Task objective: Pictures are not part of the copy. Retype the lines from the first one through the line that contains "import matplotlib.dates as mdates".

Recorded data:
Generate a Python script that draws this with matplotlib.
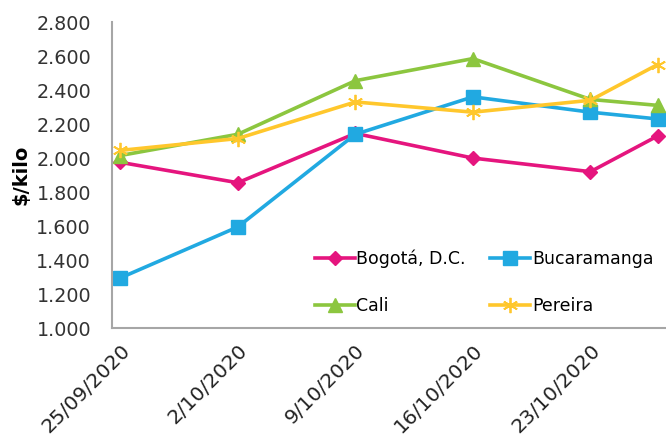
import datetime as dt
import matplotlib
matplotlib.use('Agg')
import matplotlib.pyplot as plt
import matplotlib.dates as mdates

# fechas de los precios (eje de fechas, como en Excel)
fechas = [dt.date(2020, 9, 25), dt.date(2020, 10, 2), dt.date(2020, 10, 9),
          dt.date(2020, 10, 16), dt.date(2020, 10, 23), dt.date(2020, 10, 27)]
tick_fechas = fechas[:5]
tick_labels = ['25/09/2020', '2/10/2020', '9/10/2020', '16/10/2020', '23/10/2020']

bogota = [1.975, 1.855, 2.145, 2.000, 1.920, 2.130]
bucaramanga = [1.295, 1.595, 2.140, 2.360, 2.270, 2.230]
cali = [2.015, 2.140, 2.455, 2.585, 2.345, 2.310]
pereira = [2.045, 2.115, 2.330, 2.270, 2.340, 2.550]

yticks = [1.0, 1.2, 1.4, 1.6, 1.8, 2.0, 2.2, 2.4, 2.6, 2.8]
ytick_labels = ['1.000', '1.200', '1.400', '1.600', '1.800',
                '2.000', '2.200', '2.400', '2.600', '2.800']

plt.rcParams['font.family'] = ['DejaVu Sans']

fig = plt.figure(figsize=(6.66, 4.41), dpi=100)
ax = fig.add_axes([0.168, 0.256, 0.832, 0.694])

xnum = mdates.date2num(fechas)
l1, = ax.plot(xnum, bogota, '-D', color='#E5157E', linewidth=2.6, markersize=7.5, label='Bogotá, D.C.')
l2, = ax.plot(xnum, bucaramanga, '-s', color='#21A9E1', linewidth=2.6, markersize=10.5, label='Bucaramanga')
l3, = ax.plot(xnum, cali, '-^', color='#8CC63F', linewidth=2.6, markersize=10.5, label='Cali')
l4, = ax.plot(xnum, pereira, '-', color='#FFC72C', linewidth=2.6, marker=(6, 2, 0),
              markersize=11, markeredgewidth=1.3, label='Pereira')

ax.set_xlim(xnum[0] - 0.5, xnum[-1] + 0.5)
ax.set_ylim(1.0, 2.8)
ax.set_yticks(yticks)
ax.set_yticklabels(ytick_labels, fontsize=13.8, color='#333333')
ax.set_xticks(mdates.date2num(tick_fechas))
ax.set_xticklabels(tick_labels, rotation=45, ha='right', rotation_mode='anchor',
                   fontsize=14.5, color='#222222')
ax.tick_params(axis='y', length=0, pad=15)
ax.tick_params(axis='x', length=0, pad=9)
ax.set_ylabel('$/kilo', fontsize=14, fontweight='bold', labelpad=4)

for s in ['top', 'right']:
    ax.spines[s].set_visible(False)
for s in ['left', 'bottom']:
    ax.spines[s].set_color('#A6A6A6')
    ax.spines[s].set_linewidth(1.5)

# orden por filas como en el original
ax.legend([l1, l3, l2, l4], ['Bogotá, D.C.', 'Cali', 'Bucaramanga', 'Pereira'],
          ncol=2, loc='upper left', bbox_to_anchor=(0.366, 0.257), frameon=False,
          fontsize=12.5, handlelength=2.3, columnspacing=1.4, labelspacing=1.7,
          handletextpad=0.1, borderpad=0, borderaxespad=0)

fig.savefig('out.png', dpi=100)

Exercise output:
Generate a Python script that draws this with matplotlib.
import datetime as dt
import matplotlib
matplotlib.use('Agg')
import matplotlib.pyplot as plt
import matplotlib.dates as mdates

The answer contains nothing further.